Before launching his solo career, Dubfire was one-half of Deep Dish, a duo of house music producers and DJs nominated for a Grammy music award four times. Dubfire plays a dark shade of techno music and is known for remixing a diverse range of artists, from Michael Jackson and Madonna to Justin Timberlake and the Rolling Stones.
— Pankti Mehta


Songs of spring

Violinist Sunita Bhuyan will perform twice in the city this weekend, summoning in her pieces visions of the natural beauty of her native Assam, with its mighty Brahmaputra river, elegant Bihu dancers and flower-filled spring season.

Now settled in Mumbai, Bhuyan is the daughter and student of senior violinist Minoti Khaund and has also trained under the late violin maestro VG Jog. In addition to Hindustani classical music, Bhuyan also plays Indian folk and jazz.

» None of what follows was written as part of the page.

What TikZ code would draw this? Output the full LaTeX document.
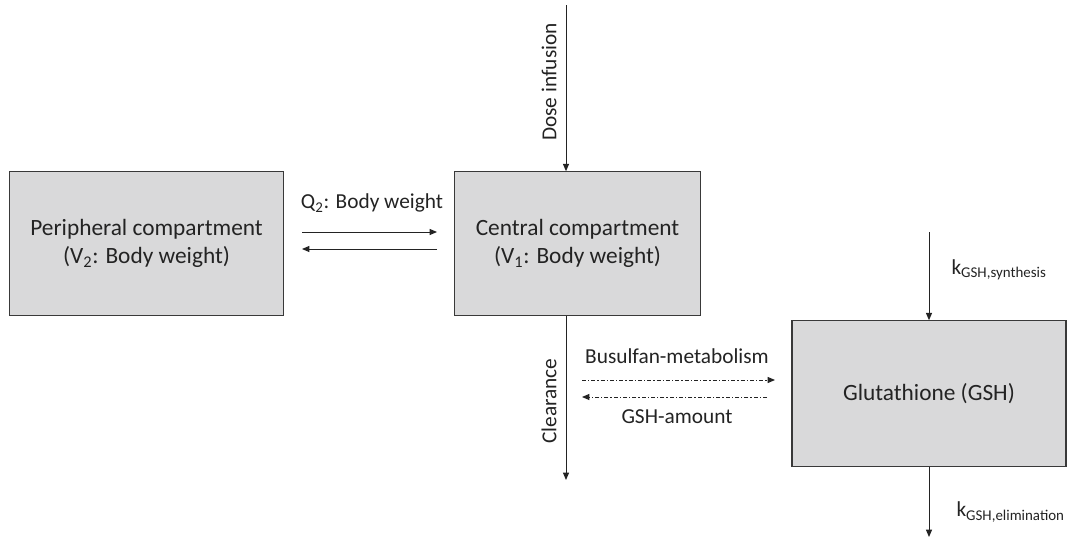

We last heard Bhuyan perform during a moving musical tribute to the late Bhupen Hazarika at the Udayan festival last year, when she played raga Hamsadhwani with artistry. We are looking forward to this weekend’s performance.

Meanwhile, on Sunday morning, Suresh Chandavarkar of the Society of Indian Record Collectors will conduct a listening session in Andheri dedicated to the works of the late Gangubai Hangal, doyenne of the Kirana gharana.

Hangal, whose birth centenary was observed last year, contributed, through her vocal performances, music that was as emotive as it was powerful.

“The listening sessions will feature records and videos from my personal archives,” says Chandavarkar, a cultural activist. “These audio-visuals will take listeners back to a bygone era of what is now vintage music.”